In the in principle comparable fluorescent tubes and energy saving
tubes free electrons accelerated by the mains voltage hit electrons
circling around their nucleus and with sufficient energy kicking
them on a higher orbital. After the relaxation time of
10-8 seconds these electrons return to their former
orbital by emitting an ultraviolet photon with energy hf. The
opaque special coating of the glass tube converts these UV
irradiation to visible white light. These lamps show a more or less
continuous spectrum, thus covering all wave-lengths.
The semiconductor material of light emitting diodes (luminescence
diodes, LEDs) is directly electrically pumped. Recombination emitted
photons with the energy hf are closely arranged around a frequency
or a wave-length, resp., about some ten nanometers, thus they
are monochromatic.
Measured spectrum of a red super-bright LED
The spectrum of the 640 nm GaAlAs
super-bright Kingbright L-53SRC-E LED measured with a (grating)

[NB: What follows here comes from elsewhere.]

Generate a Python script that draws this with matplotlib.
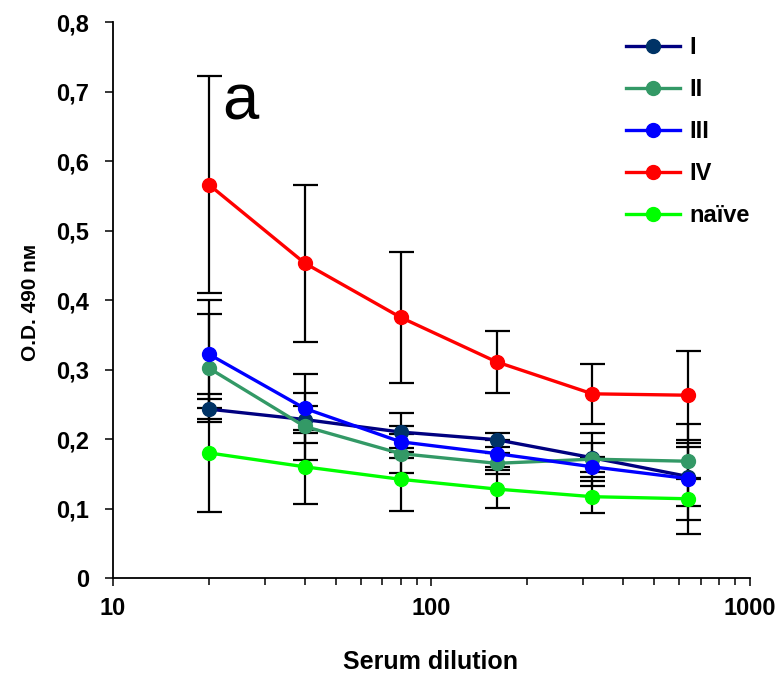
import matplotlib.pyplot as plt
from matplotlib.ticker import FixedLocator, FuncFormatter, LogLocator, NullFormatter

# serum dilution (x) and O.D. 490 values
dilution = [20, 40, 80, 160, 320, 640]

od_I = [0.243, 0.228, 0.210, 0.199, 0.173, 0.146]
err_I = [0.014, 0.020, 0.028, 0.010, 0.021, 0.042]
od_II = [0.302, 0.218, 0.179, 0.165, 0.171, 0.168]
err_II = [0.078, 0.048, 0.028, 0.015, 0.038, 0.026]
od_III = [0.322, 0.244, 0.196, 0.179, 0.160, 0.143]
err_III = [0.078, 0.050, 0.023, 0.020, 0.014, 0.079]
od_IV = [0.566, 0.453, 0.375, 0.311, 0.265, 0.263]
err_IV = [0.156, 0.113, 0.094, 0.045, 0.043, 0.064]
od_naive = [0.180, 0.160, 0.142, 0.128, 0.117, 0.114]
err_naive = [0.085, 0.053, 0.045, 0.027, 0.023, 0.030]

series = [
    ("I", od_I, err_I, "#000080", "#003366"),
    ("II", od_II, err_II, "#339966", "#339966"),
    ("III", od_III, err_III, "#0000FF", "#0000FF"),
    ("IV", od_IV, err_IV, "#FF0000", "#FF0000"),
    ("naïve", od_naive, err_naive, "#00FF00", "#00FF00"),
]

plt.rcParams.update({
    "font.family": ["Liberation Sans", "DejaVu Sans"],
    "font.weight": "bold",
})

fig = plt.figure(figsize=(7.8, 6.75), dpi=100)
ax = fig.add_axes([0.1449, 0.1437, 0.8166, 0.8237])

# error bars first so the markers sit on top
for name, vals, errs, lc, mc in series:
    ax.errorbar(dilution, vals, yerr=errs, fmt="none", ecolor="black",
                elinewidth=1.6, capsize=9, capthick=1.6, zorder=2)

for name, vals, errs, lc, mc in series:
    ax.plot(dilution, vals, "-o", color=lc, markerfacecolor=mc, markeredgecolor=mc,
            linewidth=2.4, markersize=10, label=name, zorder=3)

ax.set_xscale("log")
ax.set_xlim(10, 1000)
ax.set_ylim(0, 0.8)

ax.xaxis.set_major_locator(FixedLocator([10, 100, 1000]))
ax.xaxis.set_major_formatter(FuncFormatter(lambda v, p: f"{v:.0f}"))
ax.xaxis.set_minor_locator(LogLocator(base=10, subs=range(2, 10)))
ax.xaxis.set_minor_formatter(NullFormatter())

ax.yaxis.set_major_locator(FixedLocator([i / 10 for i in range(9)]))
ax.yaxis.set_major_formatter(
    FuncFormatter(lambda v, p: "0" if abs(v) < 1e-9 else f"{v:.1f}".replace(".", ",")))

for s in ["top", "right"]:
    ax.spines[s].set_visible(False)
for s in ["left", "bottom"]:
    ax.spines[s].set_linewidth(1.3)

ax.tick_params(axis="both", which="major", direction="out", length=6, width=1.1,
               labelsize=17)
ax.tick_params(axis="y", which="major", pad=11)
ax.tick_params(axis="x", which="major", pad=8)
ax.tick_params(axis="x", which="minor", direction="out", length=5, width=1.1)

ax.set_xlabel("Serum dilution", fontsize=18, fontweight="bold", va="center", ha="center")
ax.set_ylabel("O.D. 490 nм", fontsize=15, fontweight="bold", va="center", ha="center")
ax.xaxis.set_label_coords(0.498, -0.151)
ax.yaxis.set_label_coords(-0.130, 0.496)

ax.text(22, 0.66, "a", fontsize=47, fontweight="normal", va="baseline", ha="left")

ax.legend(loc="upper left", bbox_to_anchor=(0.802, 0.946), bbox_transform=fig.transFigure,
          frameon=False, borderpad=0, borderaxespad=0,
          fontsize=17, handlelength=2.3, labelspacing=0.8, handletextpad=0.4)

fig.savefig("out.png", dpi=100, facecolor="white")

monochromator in arbitrary units shows good accordance with the
data sheet values - i.a. the maximum is found at about
660 nm. (Maybe due to the not well calibrated measurement
setup ;-)
The completely depicted section lies in the monochrome red. That
is the efficiency improvement compared to bulbs (incl. halogen)
with their very wide spread spectrum shown above.
By the way: in this plot the spectrum of a laser LED would
degenerate to a single small (but very high ;-) impulse spike
instead of the bell-shaped curve.
For white light one has to bundle a red, a green and a blue LED,
either in separate housings or integrated in one and the same.
(Often there are two blue LEDs due to their comparatively low
efficiency.) A discontinuous spectrum is the result.
There is a similar possibility compared to fluorescent tubes.
Often an efficient blue (UV) LED illuminates a special yellowish coating,
which then together emit white light with a halfway continuous
spectrum. Thus the often circulated »tails« into the UV
section cannot be excluded in general.
The technical development does not pause. More and more
powerful, intelligent connected and well designed LED lamps are
available. And for cars there are laser headlights already.